== Instructions to follow ==
Pictures excluded, return the lines below from the first through the line holding "plt.rcParams['font.family'] = ['Liberation".

━━ Recorded data

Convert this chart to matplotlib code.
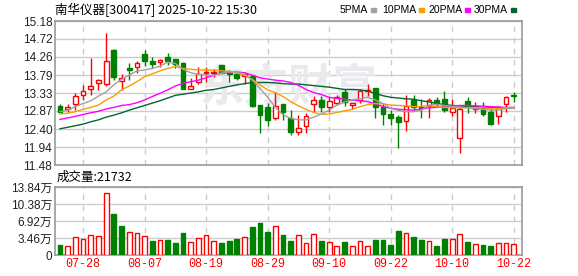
import matplotlib.pyplot as plt
import numpy as np

plt.rcParams['font.family'] = ['Liberation Sans', 'Noto Sans CJK SC', 'DejaVu Sans']

# trading days shown
dates = ['07-23', '07-24', '07-25', '07-28', '07-29', '07-30', '07-31',
         '08-01', '08-04', '08-05', '08-06', '08-07', '08-08', '08-11', '08-12',
         '08-13', '08-14', '08-15', '08-18', '08-19', '08-20', '08-21', '08-22',
         '08-25', '08-26', '08-27', '08-28', '08-29', '09-01', '09-02', '09-03',
         '09-04', '09-05', '09-08', '09-09', '09-10', '09-11', '09-12', '09-15',
         '09-16', '09-17', '09-18', '09-19', '09-22', '09-23', '09-24', '09-25',
         '09-26', '09-29', '09-30', '10-09', '10-10', '10-13', '10-14', '10-15',
         '10-16', '10-17', '10-20', '10-21', '10-22']

opens = [13.00, 12.91, 13.04, 13.28, 13.42, 13.58, 13.56, 14.43, 13.64, 13.98,
         13.99, 14.33, 14.15, 14.12, 14.25, 14.20, 14.11, 13.42, 13.62, 13.85,
         13.85, 14.04, 13.85, 13.82, 13.77, 13.77, 13.03, 12.97, 12.70, 13.05,
         12.70, 12.34, 12.47, 13.06, 13.15, 12.98, 13.07, 13.36, 13.01, 13.15,
         13.37, 13.46, 12.97, 12.79, 12.72, 12.61, 13.15, 12.98, 13.00, 13.15,
         13.17, 12.83, 12.17, 13.12, 12.92, 12.95, 12.83, 12.74, 13.06, 13.27]
highs = [13.06, 13.04, 13.32, 13.53, 14.24, 13.69, 14.88, 14.45, 13.81, 14.11,
         14.14, 14.43, 14.26, 14.20, 14.37, 14.21, 14.13, 13.72, 13.99, 13.99,
         13.94, 14.05, 13.91, 13.84, 13.87, 13.79, 13.03, 13.08, 13.35, 13.05,
         12.90, 12.76, 12.81, 13.26, 13.26, 13.22, 13.28, 13.42, 13.07, 13.42,
         13.56, 13.46, 13.08, 12.89, 12.77, 13.28, 13.28, 13.17, 13.19, 13.22,
         13.39, 13.17, 13.00, 13.22, 13.11, 13.09, 12.94, 12.99, 13.25, 13.36]
lows = [12.81, 12.85, 12.89, 13.15, 13.28, 13.41, 13.51, 13.66, 13.41, 13.66,
        13.85, 14.02, 13.96, 13.99, 14.05, 13.96, 13.43, 13.42, 13.56, 13.62,
        13.74, 13.84, 13.62, 13.66, 13.56, 12.98, 12.29, 12.47, 12.64, 12.64,
        12.25, 12.24, 12.31, 12.85, 12.83, 12.85, 13.02, 13.00, 12.91, 13.07,
        13.25, 12.70, 12.51, 12.51, 11.91, 12.36, 12.89, 12.70, 12.70, 12.98,
        12.85, 12.75, 11.80, 12.81, 12.81, 12.74, 12.51, 12.53, 12.83, 13.11]
closes = [12.83, 12.97, 13.26, 13.38, 13.51, 13.66, 14.15, 13.75, 13.72, 13.92,
          14.09, 14.16, 14.08, 14.19, 14.14, 14.07, 13.44, 13.51, 13.83, 13.88,
          13.87, 13.85, 13.82, 13.71, 13.82, 13.00, 12.77, 12.64, 12.99, 12.83,
          12.34, 12.42, 12.74, 13.15, 12.98, 13.12, 13.22, 13.09, 13.07, 13.37,
          13.40, 12.96, 12.78, 12.70, 12.59, 13.00, 12.98, 12.95, 13.14, 13.06,
          12.89, 12.94, 12.92, 12.98, 13.00, 12.79, 12.53, 12.98, 13.23, 13.25]

# volume in 万 (10k), red = up day
volumes = [2.11, 1.91, 3.69, 3.30, 4.02, 3.82, 12.59, 8.43, 5.86, 4.61,
           4.42, 3.82, 2.90, 3.03, 3.10, 2.50, 4.48, 2.64, 3.49, 4.02,
           2.83, 2.50, 2.90, 3.30, 3.69, 5.67, 6.46, 4.68, 6.00, 4.09,
           2.94, 4.09, 2.50, 4.28, 2.90, 2.70, 1.91, 2.70, 1.91, 2.90,
           1.91, 3.10, 3.10, 1.98, 4.88, 4.42, 3.76, 3.10, 2.90, 1.78,
           3.30, 3.30, 4.28, 2.70, 2.31, 2.11, 1.78, 2.50, 2.50, 2.17]
vol_up = [0, 1, 1, 1, 1, 1, 1, 0, 0, 1, 1, 1, 0, 1, 0, 0, 0, 1, 1, 1,
          1, 0, 0, 0, 1, 0, 0, 0, 1, 0, 0, 1, 1, 1, 0, 1, 1, 0, 1, 1,
          1, 0, 0, 0, 0, 1, 0, 0, 1, 0, 0, 1, 1, 0, 1, 0, 0, 1, 1, 1]

ma5 = [12.85, 12.89, 12.98, 13.06, 13.13, 13.25, 13.36, 13.54, 13.68, 13.79,
       13.90, 13.92, 13.96, 14.02, 14.12, 14.09, 13.94, 13.85, 13.81, 13.79,
       13.78, 13.84, 13.88, 13.86, 13.82, 13.66, 13.45, 13.22, 12.96, 12.77,
       12.68, 12.64, 12.64, 12.71, 12.79, 12.89, 13.02, 13.10, 13.15, 13.18,
       13.22, 13.15, 13.06, 12.94, 12.88, 12.85, 12.85, 12.89, 13.02, 13.04,
       13.01, 12.98, 12.96, 12.95, 12.93, 12.91, 12.89, 12.89, 12.93, 12.96]
ma10 = [12.79, 12.81, 12.85, 12.91, 12.96, 13.02, 13.15, 13.25, 13.41, 13.51,
        13.62, 13.75, 13.82, 13.90, 13.96, 14.01, 13.96, 13.94, 13.92, 13.92,
        13.92, 13.90, 13.88, 13.84, 13.79, 13.68, 13.54, 13.41, 13.34, 13.24,
        13.11, 13.00, 12.91, 12.83, 12.78, 12.79, 12.83, 12.87, 12.91, 12.98,
        13.03, 13.06, 13.05, 13.02, 13.01, 13.00, 12.98, 12.99, 13.00, 12.98,
        12.96, 12.95, 12.95, 12.96, 12.95, 12.95, 12.93, 12.93, 12.95, 12.95]
ma20 = [12.65, 12.69, 12.73, 12.78, 12.82, 12.86, 12.92, 12.96, 13.01, 13.03,
        13.08, 13.15, 13.24, 13.32, 13.41, 13.51, 13.58, 13.62, 13.66, 13.72,
        13.79, 13.84, 13.85, 13.87, 13.85, 13.79, 13.72, 13.69, 13.66, 13.64,
        13.60, 13.53, 13.42, 13.34, 13.29, 13.22, 13.19, 13.17, 13.15, 13.13,
        13.11, 13.05, 12.98, 12.94, 12.91, 12.90, 12.89, 12.92, 12.95, 12.96,
        12.98, 13.00, 13.01, 13.01, 13.00, 12.99, 12.98, 12.97, 12.96, 12.96]
ma30 = [12.41, 12.45, 12.49, 12.53, 12.59, 12.64, 12.71, 12.76, 12.82, 12.89,
        12.95, 13.01, 13.07, 13.13, 13.20, 13.27, 13.30, 13.33, 13.36, 13.40,
        13.42, 13.46, 13.50, 13.54, 13.57, 13.60, 13.60, 13.60, 13.59, 13.57,
        13.56, 13.56, 13.54, 13.52, 13.50, 13.48, 13.45, 13.42, 13.42, 13.41,
        13.38, 13.32, 13.26, 13.22, 13.20, 13.18, 13.17, 13.13, 13.10, 13.06,
        13.03, 13.01, 13.00, 12.98, 12.97, 12.96, 12.95, 12.95, 12.95, 12.95]

price_ticks = [11.48, 11.94, 12.40, 12.87, 13.33, 13.79, 14.26, 14.72, 15.18]
vol_ticks = [0, 3.46, 6.92, 10.38, 13.84]
last_vol = 21732

RED = '#ff0000'
GREEN = '#008000'
GRID = '#cccccc'
EDGE = '#999999'

fig = plt.figure(figsize=(5.78, 2.76), dpi=100)
W, H = 578.0, 276.0
ax1 = fig.add_axes([55 / W, 111 / H, 467 / W, 144 / H])
ax2 = fig.add_axes([55 / W, 21 / H, 467 / W, 68 / H])

x = np.arange(len(dates))
o = np.array(opens)
c = np.array(closes)
up = c >= o
tick_idx = x[3::8]

# watermark
ax1.text(0.5, 0.53, '东方财富', transform=ax1.transAxes, ha='center', va='center',
         fontsize=32, fontstyle='italic', fontweight='bold', color='#e9e9ee',
         family=['Noto Sans CJK SC'], zorder=1)

# candles
cols = [RED if u else GREEN for u in up]
ax1.vlines(x, lows, highs, colors=cols, lw=1, zorder=3)
body_h = np.maximum(np.abs(c - o), 0.012)
ax1.bar(x, body_h, bottom=np.minimum(o, c), width=0.62,
        color=['white' if u else GREEN for u in up], edgecolor=cols,
        linewidth=1, zorder=4)

ax1.plot(x, ma30, color='#006633', lw=1, zorder=5)
ax1.plot(x, ma20, color='#ff00ff', lw=1, zorder=5)
ax1.plot(x, ma10, color='#f5a000', lw=1, zorder=5)
ax1.plot(x, ma5, color='#a0a0a0', lw=1, zorder=5)

# volume
vcols = [RED if u else GREEN for u in vol_up]
ax2.bar(x, volumes, width=0.62, color=['white' if u else GREEN for u in vol_up],
        edgecolor=vcols, linewidth=1, zorder=3)

for ax in (ax1, ax2):
    ax.set_xlim(-0.65, 60.08)
    ax.set_xticks(tick_idx)
    ax.xaxis.grid(True, color=GRID, ls=(0, (4, 4)), lw=1)
    ax.yaxis.grid(True, color=GRID, lw=1)
    ax.set_axisbelow(True)
    ax.tick_params(length=0, pad=2)
    for s in ax.spines.values():
        s.set_color(EDGE)
        s.set_linewidth(1.2)

ax1.set_ylim(11.48, 15.18)
ax1.set_yticks(price_ticks)
ax1.set_yticklabels(['%.2f' % t for t in price_ticks], fontsize=8.5, color='#222222')
ax1.set_xticklabels([])

ax2.set_ylim(0, 13.84)
ax2.set_yticks(vol_ticks)
ax2.set_yticklabels(['0'] + ['%.2f万' % t for t in vol_ticks[1:]], fontsize=8.5,
                    color='#222222')
ax2.set_xticklabels([dates[i] for i in tick_idx], fontsize=8.5, color=RED,
                    family=['Liberation Mono', 'DejaVu Sans Mono'])

# title and legend
fig.text(55 / W, 1 - 10 / H, '南华仪器[300417] 2025-10-22 15:30', fontsize=9,
         va='center', family=['Noto Sans CJK SC', 'DejaVu Sans'])
legend = [('5PMA', '#a0a0a0', 340), ('10PMA', '#f5a000', 382),
          ('20PMA', '#ff00ff', 428), ('30PMA', '#006633', 474)]
for name, col, lx in legend:
    t = fig.text(lx / W, 1 - 10 / H, name, fontsize=7.5, va='center')
    fig.canvas.draw()
    bb = t.get_window_extent()
    fig.patches.append(plt.Rectangle(((bb.x1 + 3) / W, (H - 12) / H), 5 / W, 4 / H,
                                     transform=fig.transFigure, color=col))

fig.text(57 / W, 1 - 177 / H, '成交量:%d' % last_vol, fontsize=9, va='center',
         family=['Noto Sans CJK SC', 'DejaVu Sans'])

fig.savefig('out.png', dpi=100)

━━━━

== Full output ==
Convert this chart to matplotlib code.
import matplotlib.pyplot as plt
import numpy as np

plt.rcParams['font.family'] = ['Liberation Sans', 'Noto Sans CJK SC', 'DejaVu Sans']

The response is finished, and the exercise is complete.